Material ->

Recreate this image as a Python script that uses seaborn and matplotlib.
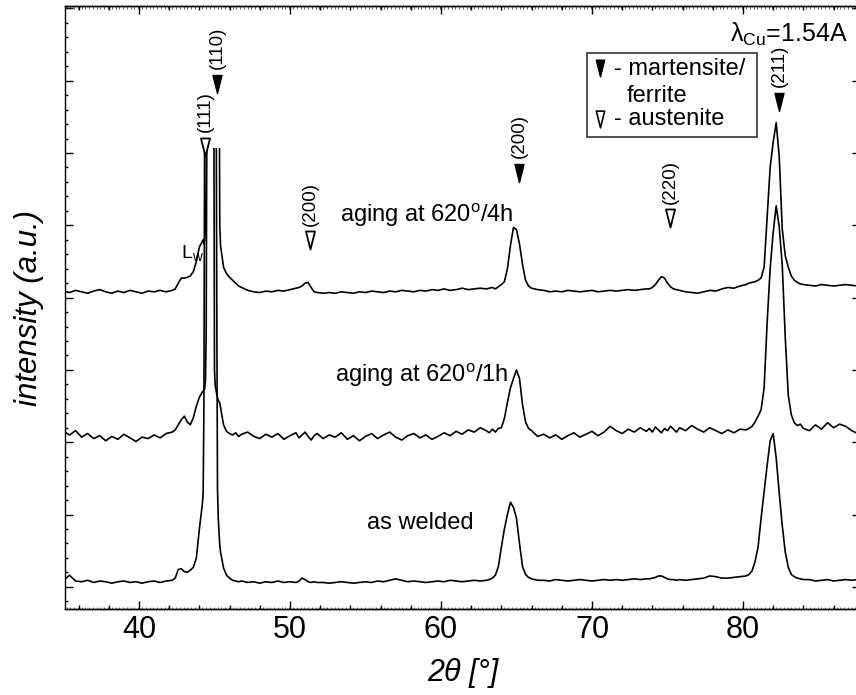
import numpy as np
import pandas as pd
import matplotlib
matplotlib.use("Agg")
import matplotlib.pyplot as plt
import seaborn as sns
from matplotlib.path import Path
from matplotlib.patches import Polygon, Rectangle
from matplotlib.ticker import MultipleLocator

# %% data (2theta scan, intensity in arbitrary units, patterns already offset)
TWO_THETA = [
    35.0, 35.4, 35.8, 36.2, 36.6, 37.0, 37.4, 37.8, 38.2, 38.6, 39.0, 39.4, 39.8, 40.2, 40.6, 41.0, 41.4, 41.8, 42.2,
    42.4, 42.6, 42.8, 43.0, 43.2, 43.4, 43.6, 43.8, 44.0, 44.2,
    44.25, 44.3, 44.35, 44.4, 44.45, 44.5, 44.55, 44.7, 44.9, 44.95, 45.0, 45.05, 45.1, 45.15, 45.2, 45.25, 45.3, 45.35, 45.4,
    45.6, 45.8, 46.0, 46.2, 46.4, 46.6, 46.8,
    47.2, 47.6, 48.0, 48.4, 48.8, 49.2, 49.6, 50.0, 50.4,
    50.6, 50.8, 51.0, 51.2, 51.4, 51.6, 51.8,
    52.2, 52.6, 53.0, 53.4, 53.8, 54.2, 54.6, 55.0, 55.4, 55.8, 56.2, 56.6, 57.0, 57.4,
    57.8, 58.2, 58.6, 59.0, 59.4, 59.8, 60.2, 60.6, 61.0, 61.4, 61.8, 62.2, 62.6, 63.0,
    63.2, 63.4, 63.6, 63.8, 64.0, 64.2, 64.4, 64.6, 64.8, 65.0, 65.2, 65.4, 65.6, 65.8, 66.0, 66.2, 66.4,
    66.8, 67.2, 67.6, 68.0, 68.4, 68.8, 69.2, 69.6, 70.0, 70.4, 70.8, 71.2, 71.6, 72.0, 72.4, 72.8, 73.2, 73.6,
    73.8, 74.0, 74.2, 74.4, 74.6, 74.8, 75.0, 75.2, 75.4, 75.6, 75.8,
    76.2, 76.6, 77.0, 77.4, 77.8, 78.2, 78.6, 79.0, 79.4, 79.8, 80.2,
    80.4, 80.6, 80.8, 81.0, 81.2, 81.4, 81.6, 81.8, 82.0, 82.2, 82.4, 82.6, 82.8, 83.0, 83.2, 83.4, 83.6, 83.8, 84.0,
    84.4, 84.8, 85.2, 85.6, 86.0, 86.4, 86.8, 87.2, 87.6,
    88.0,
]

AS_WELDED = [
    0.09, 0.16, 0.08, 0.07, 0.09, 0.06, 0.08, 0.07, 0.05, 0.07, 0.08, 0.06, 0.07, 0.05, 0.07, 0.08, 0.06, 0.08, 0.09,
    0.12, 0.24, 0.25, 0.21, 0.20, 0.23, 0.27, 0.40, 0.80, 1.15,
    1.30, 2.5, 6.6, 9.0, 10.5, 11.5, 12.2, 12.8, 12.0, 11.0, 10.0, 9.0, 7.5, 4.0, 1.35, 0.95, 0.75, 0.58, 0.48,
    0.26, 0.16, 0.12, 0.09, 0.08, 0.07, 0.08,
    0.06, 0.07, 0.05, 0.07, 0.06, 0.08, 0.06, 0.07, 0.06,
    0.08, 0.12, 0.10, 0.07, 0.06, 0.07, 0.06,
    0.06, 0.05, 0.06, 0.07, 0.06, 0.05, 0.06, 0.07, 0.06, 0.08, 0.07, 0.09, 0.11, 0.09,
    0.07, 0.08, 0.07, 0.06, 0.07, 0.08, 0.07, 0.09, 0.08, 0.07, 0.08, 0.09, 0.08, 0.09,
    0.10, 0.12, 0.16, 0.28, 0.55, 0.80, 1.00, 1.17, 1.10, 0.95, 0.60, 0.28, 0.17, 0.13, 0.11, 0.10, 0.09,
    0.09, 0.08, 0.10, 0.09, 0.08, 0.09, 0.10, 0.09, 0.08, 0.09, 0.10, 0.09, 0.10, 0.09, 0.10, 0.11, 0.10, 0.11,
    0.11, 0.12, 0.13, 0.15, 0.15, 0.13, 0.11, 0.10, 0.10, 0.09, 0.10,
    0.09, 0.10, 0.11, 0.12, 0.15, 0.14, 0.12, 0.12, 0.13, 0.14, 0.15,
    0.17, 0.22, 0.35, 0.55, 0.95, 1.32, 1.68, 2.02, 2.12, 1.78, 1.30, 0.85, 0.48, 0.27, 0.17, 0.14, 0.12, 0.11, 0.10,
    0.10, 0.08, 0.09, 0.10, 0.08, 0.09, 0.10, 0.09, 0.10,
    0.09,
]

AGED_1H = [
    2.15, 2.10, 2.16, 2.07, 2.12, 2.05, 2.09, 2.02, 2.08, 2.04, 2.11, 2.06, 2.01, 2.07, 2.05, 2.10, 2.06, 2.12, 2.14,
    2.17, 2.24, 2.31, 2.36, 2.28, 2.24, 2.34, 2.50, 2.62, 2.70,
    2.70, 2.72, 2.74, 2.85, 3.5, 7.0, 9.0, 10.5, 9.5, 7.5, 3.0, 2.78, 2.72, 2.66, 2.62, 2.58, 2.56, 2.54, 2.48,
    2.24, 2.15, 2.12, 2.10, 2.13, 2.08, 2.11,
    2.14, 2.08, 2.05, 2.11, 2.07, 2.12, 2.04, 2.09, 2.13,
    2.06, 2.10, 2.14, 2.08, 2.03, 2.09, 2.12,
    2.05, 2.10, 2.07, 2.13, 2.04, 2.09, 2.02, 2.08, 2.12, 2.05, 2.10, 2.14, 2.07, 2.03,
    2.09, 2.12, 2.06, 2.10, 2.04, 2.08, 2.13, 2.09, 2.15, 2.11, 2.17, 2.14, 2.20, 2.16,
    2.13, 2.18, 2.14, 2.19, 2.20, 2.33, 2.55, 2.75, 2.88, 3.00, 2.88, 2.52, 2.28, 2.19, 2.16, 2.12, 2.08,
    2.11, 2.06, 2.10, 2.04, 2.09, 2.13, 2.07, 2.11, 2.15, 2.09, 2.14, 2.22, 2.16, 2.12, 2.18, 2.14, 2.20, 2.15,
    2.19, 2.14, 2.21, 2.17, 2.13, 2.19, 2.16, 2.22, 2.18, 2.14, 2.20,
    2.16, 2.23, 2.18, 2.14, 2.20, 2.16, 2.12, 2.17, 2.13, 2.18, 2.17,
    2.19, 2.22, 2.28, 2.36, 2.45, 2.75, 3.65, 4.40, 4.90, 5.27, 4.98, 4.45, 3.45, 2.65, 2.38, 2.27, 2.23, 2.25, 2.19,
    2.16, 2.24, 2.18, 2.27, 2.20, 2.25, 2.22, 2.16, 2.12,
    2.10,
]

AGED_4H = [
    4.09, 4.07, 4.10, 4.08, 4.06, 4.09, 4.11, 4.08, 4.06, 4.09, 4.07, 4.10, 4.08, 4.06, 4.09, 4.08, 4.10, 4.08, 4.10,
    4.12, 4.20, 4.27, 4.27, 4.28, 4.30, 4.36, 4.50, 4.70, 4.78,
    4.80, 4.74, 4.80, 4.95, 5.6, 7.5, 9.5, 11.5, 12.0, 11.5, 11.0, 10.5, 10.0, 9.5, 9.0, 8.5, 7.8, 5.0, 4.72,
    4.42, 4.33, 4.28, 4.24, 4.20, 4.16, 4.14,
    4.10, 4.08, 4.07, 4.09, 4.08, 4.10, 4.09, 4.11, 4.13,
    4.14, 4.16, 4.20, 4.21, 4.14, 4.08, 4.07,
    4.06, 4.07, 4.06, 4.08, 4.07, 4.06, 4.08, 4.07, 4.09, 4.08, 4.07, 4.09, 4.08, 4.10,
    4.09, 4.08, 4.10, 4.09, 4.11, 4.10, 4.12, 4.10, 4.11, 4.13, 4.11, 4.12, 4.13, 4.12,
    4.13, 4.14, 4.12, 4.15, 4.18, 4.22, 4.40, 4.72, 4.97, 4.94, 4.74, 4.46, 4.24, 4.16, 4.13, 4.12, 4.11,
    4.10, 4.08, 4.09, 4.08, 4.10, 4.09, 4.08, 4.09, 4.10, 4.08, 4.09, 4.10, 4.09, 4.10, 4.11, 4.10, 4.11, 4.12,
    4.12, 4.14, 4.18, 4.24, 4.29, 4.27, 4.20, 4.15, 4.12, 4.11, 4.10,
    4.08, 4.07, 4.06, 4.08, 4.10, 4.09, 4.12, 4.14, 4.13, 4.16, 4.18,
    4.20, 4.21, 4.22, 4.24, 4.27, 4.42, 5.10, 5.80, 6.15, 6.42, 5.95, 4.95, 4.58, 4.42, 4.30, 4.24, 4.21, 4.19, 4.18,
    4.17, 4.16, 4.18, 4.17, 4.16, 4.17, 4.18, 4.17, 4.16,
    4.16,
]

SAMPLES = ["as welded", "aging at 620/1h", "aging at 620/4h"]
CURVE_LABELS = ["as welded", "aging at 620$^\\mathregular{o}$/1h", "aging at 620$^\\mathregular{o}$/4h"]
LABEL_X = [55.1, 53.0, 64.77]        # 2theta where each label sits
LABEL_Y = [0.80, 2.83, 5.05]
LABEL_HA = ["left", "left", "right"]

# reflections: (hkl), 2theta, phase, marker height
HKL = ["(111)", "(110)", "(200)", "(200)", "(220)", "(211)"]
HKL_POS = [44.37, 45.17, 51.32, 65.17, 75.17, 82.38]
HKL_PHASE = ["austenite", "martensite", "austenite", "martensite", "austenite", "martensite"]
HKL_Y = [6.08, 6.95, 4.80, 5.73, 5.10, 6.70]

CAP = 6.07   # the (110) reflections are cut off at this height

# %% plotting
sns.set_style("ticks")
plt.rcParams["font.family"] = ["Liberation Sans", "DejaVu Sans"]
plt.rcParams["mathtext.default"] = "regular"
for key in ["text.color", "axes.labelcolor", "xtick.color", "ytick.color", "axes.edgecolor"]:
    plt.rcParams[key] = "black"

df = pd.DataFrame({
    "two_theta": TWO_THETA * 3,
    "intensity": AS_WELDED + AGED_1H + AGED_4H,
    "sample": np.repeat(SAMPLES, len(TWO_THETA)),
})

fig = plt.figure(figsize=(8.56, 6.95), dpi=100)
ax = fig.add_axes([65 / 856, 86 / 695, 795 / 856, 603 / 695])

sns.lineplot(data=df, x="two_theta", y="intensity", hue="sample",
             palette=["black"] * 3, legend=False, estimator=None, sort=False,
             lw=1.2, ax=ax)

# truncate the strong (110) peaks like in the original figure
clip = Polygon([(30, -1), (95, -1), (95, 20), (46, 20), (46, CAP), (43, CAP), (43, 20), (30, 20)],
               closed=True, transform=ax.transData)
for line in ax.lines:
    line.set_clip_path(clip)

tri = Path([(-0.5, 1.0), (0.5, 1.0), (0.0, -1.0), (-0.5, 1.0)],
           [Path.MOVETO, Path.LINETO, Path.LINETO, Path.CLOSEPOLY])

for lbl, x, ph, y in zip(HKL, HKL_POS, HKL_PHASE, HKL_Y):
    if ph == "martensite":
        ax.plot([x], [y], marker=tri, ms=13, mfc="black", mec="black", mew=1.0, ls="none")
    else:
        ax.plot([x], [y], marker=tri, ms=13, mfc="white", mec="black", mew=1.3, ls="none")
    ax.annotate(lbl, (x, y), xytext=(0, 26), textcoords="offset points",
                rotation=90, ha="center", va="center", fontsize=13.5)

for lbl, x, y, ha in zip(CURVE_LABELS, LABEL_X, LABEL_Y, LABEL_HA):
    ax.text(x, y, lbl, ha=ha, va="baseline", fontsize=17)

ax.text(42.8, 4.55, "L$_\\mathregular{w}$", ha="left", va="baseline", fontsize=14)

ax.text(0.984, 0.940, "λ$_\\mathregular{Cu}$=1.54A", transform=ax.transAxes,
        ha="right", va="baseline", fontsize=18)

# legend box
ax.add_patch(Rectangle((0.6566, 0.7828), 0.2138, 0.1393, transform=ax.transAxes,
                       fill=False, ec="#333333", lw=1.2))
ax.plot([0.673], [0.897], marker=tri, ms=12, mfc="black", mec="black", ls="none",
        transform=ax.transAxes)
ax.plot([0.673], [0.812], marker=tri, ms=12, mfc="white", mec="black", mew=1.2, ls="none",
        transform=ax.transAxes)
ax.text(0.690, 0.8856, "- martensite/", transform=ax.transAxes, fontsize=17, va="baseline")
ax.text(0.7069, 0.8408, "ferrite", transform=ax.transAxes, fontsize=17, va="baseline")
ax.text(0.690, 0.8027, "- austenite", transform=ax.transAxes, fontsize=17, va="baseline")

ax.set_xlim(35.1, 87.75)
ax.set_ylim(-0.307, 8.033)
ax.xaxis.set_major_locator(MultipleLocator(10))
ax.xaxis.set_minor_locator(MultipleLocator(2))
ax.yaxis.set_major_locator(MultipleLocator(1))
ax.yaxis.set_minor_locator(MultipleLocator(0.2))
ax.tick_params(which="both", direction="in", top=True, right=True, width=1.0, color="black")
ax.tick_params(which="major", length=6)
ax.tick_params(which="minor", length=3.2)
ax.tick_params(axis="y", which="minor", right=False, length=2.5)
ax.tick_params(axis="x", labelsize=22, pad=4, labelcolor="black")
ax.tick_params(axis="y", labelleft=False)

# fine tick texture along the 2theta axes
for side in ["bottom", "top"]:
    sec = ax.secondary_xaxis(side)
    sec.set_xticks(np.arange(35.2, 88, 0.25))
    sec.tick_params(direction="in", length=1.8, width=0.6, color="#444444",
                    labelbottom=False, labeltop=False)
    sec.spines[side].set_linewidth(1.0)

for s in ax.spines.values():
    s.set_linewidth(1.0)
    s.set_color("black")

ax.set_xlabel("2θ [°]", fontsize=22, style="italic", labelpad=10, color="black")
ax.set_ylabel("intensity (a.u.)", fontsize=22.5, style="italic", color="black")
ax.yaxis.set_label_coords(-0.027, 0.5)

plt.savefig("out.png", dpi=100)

What the task requires -> Give again, word for word, every line from the top of the data through the line with "from matplotlib.ticker import MultipleLocator", both ends included, and exclude the pictures.

Finished exercise ->
Recreate this image as a Python script that uses seaborn and matplotlib.
import numpy as np
import pandas as pd
import matplotlib
matplotlib.use("Agg")
import matplotlib.pyplot as plt
import seaborn as sns
from matplotlib.path import Path
from matplotlib.patches import Polygon, Rectangle
from matplotlib.ticker import MultipleLocator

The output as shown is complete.